Setup the environment variables

Source your torch/cuda/MKL environment:

on some machines, you might need things something like (MKL is optional):

source [torch-dir]/install/bin/torch-activate
source /opt/intel/mkl/bin/intel64/mklvars.sh intel64

If using modules, you can try:

module install icc cuda80 luajit

To build everything including dstorm, orm and torch, just type from the top-level directory:

make

Component-wise build

To build componenet-wise (not required if using make above):

Build the dstorm directory, run:

cd dstorm
./mkit.sh GPU test

You should get a SUCCESS as the output. Check the log files to ensure the build is successful.

The general format is:

./mkit.sh <type> 

where TYPE is: or MPI (liborm + mpi) or GPU (liborm + mpi + gpu) A side effect is to create ../dstorm-env.{mk|cmake} environment files, so lua capabilities can match the libdstorm compile options.

Build the orm

cd orm
./mkorm.sh GPU

Building Torch packages.
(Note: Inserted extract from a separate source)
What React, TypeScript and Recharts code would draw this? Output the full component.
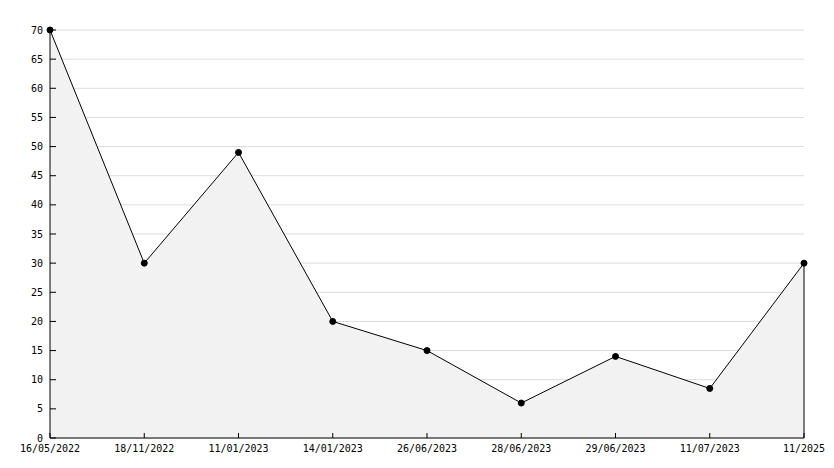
import React from "react";
import {
  Area,
  AreaChart,
  CartesianGrid,
  ReferenceLine,
  XAxis,
  YAxis,
} from "recharts";

// dates of each reading, as printed under the axis
const dates = [
  "16/05/2022",
  "18/11/2022",
  "11/01/2023",
  "14/01/2023",
  "26/06/2023",
  "28/06/2023",
  "29/06/2023",
  "11/07/2023",
  "11/2025",
];

const readings = [70, 30, 49, 20, 15, 6, 14, 8.5, 30];

const majorTicks = [0, 5, 10, 15, 20, 25, 30, 35, 40, 45, 50, 55, 60, 65, 70];
const minorTicks = Array.from({ length: 71 }, (_, i) => i);

const data = dates.map((date, i) => ({ date, value: readings[i] }));

const FONT = "'DejaVu Sans Mono', monospace";
const tickStyle = { fontSize: 10, fontFamily: FONT, fill: "#000" };

export default function App() {
  const last = data[data.length - 1];
  return (
    <div style={{ position: "absolute", left: 0, top: 0, background: "#fff" }}>
      <AreaChart
        width={834}
        height={468}
        data={data}
        margin={{ top: 30, right: 30, left: 0, bottom: 0 }}
      >
        <CartesianGrid horizontal vertical={false} stroke="#dcdcdc" strokeWidth={1} />
        <XAxis
          dataKey="date"
          height={30}
          interval={0}
          tick={tickStyle}
          tickSize={-5}
          tickMargin={12}
          tickLine={{ stroke: "#000" }}
          axisLine={{ stroke: "#000" }}
        />
        <YAxis
          yAxisId="minor"
          mirror
          domain={[0, 70]}
          ticks={minorTicks}
          interval={0}
          tick={false}
          tickSize={3}
          tickLine={{ stroke: "#000" }}
          axisLine={false}
        />
        <YAxis
          domain={[0, 70]}
          ticks={majorTicks}
          interval={0}
          width={50}
          tick={tickStyle}
          tickSize={-6}
          tickMargin={13}
          tickLine={{ stroke: "#000" }}
          axisLine={{ stroke: "#000" }}
        />
        <Area
          type="linear"
          dataKey="value"
          stroke="#000"
          strokeWidth={1}
          fill="#f2f2f2"
          fillOpacity={1}
          dot={{ r: 3, fill: "#000", stroke: "#000", strokeWidth: 1 }}
          activeDot={false}
          isAnimationActive={false}
        />
        <ReferenceLine
          segment={[
            { x: last.date, y: 0 },
            { x: last.date, y: last.value },
          ]}
          stroke="#000"
          strokeWidth={1}
        />
      </AreaChart>
    </div>
  );
}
With Torch environment setup, install the malt-2 and dstoptim (distributed optimization packages)

cd dstorm/src/torch
rm -rf build && VERBOSE=7 luarocks make malt-2-scm-1.rockspec >& mk.log && echo YAY #build and install the malt-2 package
cd dstoptim
rm -rf build && VERBOSE=7 luarocks make dstoptim-scm-1.rockspec >&mk.log && echo YAY # build the dstoptim package

Test

• A very basic test is to run th and then try, by hand,

require "malt2"

Run a quick test.

• With MPI, then you'll need to run via mpirun, perhaps something like:

mpirun -np 2 `which th` `pwd -P`/test.lua mpi 2>&1 | tee test-mpi.log

• if GPU,

mpirun -np 2 `which th` `pwd -P`/test.lua gpu 2>&1 | tee test-GPU-gpu.log

• NEW: a WITH_GPU compile can also run with MPI transport

mpirun -np 2 `which th` `pwd -P`/test.lua mpi 2>&1 | tee test-GPU-mpi.log

default transport is set to the "highest" built into libdstorm2: GPU > MPI > SHM

mpirun -np 2 `which th` `pwd -P`/test.lua 2>&1 | tee test-best.log

Running over multiple GPUs.

• MPI only sees the hostname. By default, on every host, MPI jobs enumerate the GPUs and start running the processes. The only way to change this and run on other GPUs in a round-robin fashion is to change this enumeration for every rank using CUDA_VISIBLE_DEVICES. An example script is in redirect.sh file in the top-level directory.

• To run:

mpirun -np 2 ./redirect.sh `which th` `pwd`/test.lua

This script assigns available GPUs in a round-robin fashion. Since MPI requires visibility of all other GPUs to correctly access shared memory, this script only changes the enumeration order and does not restrict visibility.

Applications

Now we can run simple torch demos such as distributed linear-regression or imagenet.

Clone the tutorials repo:

git clone https://github.com/malt2/malt2.tutorials

Run individual tutorials as per README in each sub-directory. The mpitest.sh is the general launch script. An additonal script redirect.sh is provided to distribute MPI processes over different GPUs.